Since then there have been reports that competition with fishing fleets for the remaining Chinook salmon has led to a resident population of Orca experiencing sustained near starvation and studies are now showing that in human-dominated marine ecosystems loss of populations and species is occurring.

Despite the global situation Australians are still being encouraged to eat more seafood, but how long can this continue?

In 2018 another study was published which looked at ocean processes over the next 282 years and this study predicts that the global fish catch will continue its current decline.

Phys Org, 19 April 2018:

Climate change is rapidly warming the Earth and altering ecosystems on land and at sea that produce our food. In the oceans, most added heat from climate warming is still near the surface and will take centuries to work down into deeper waters. But as this happens, it will change ocean circulation patterns and make ocean food chains less productive.

In a recent study, I worked with colleagues from five universities and laboratories to examine how climate warming out to the year 2300 could affect marine ecosystems and global fisheries. We wanted to know how sustained warming would change the supply of key nutrients that support tiny plankton, which in turn are food for fish.

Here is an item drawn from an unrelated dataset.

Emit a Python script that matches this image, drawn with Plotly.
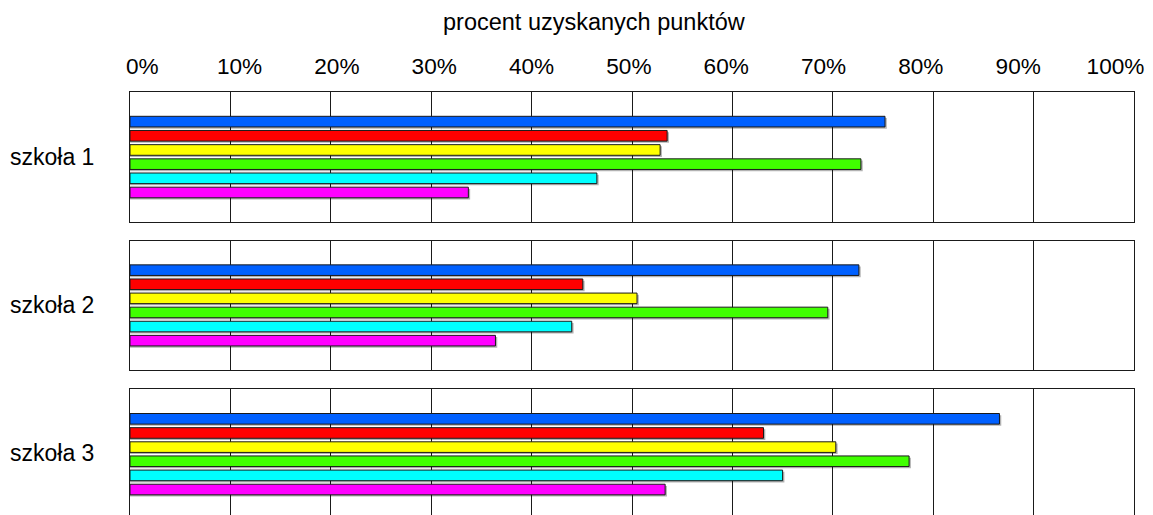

We found that warming on this scale would alter key factors that drive marine ecosystems, including winds, water temperatures, sea ice cover and ocean circulation. The resulting disruptions would transfer nutrients from surface waters down into the deep ocean, leaving less at the surface to support plankton growth.

As marine ecosystems become increasingly nutrient-starved over time, we estimate global fish catch could be reduced 20 percent by 2300, and by nearly 60 percent across the North Atlantic. This would be an enormous reduction in a key food source for millions of people.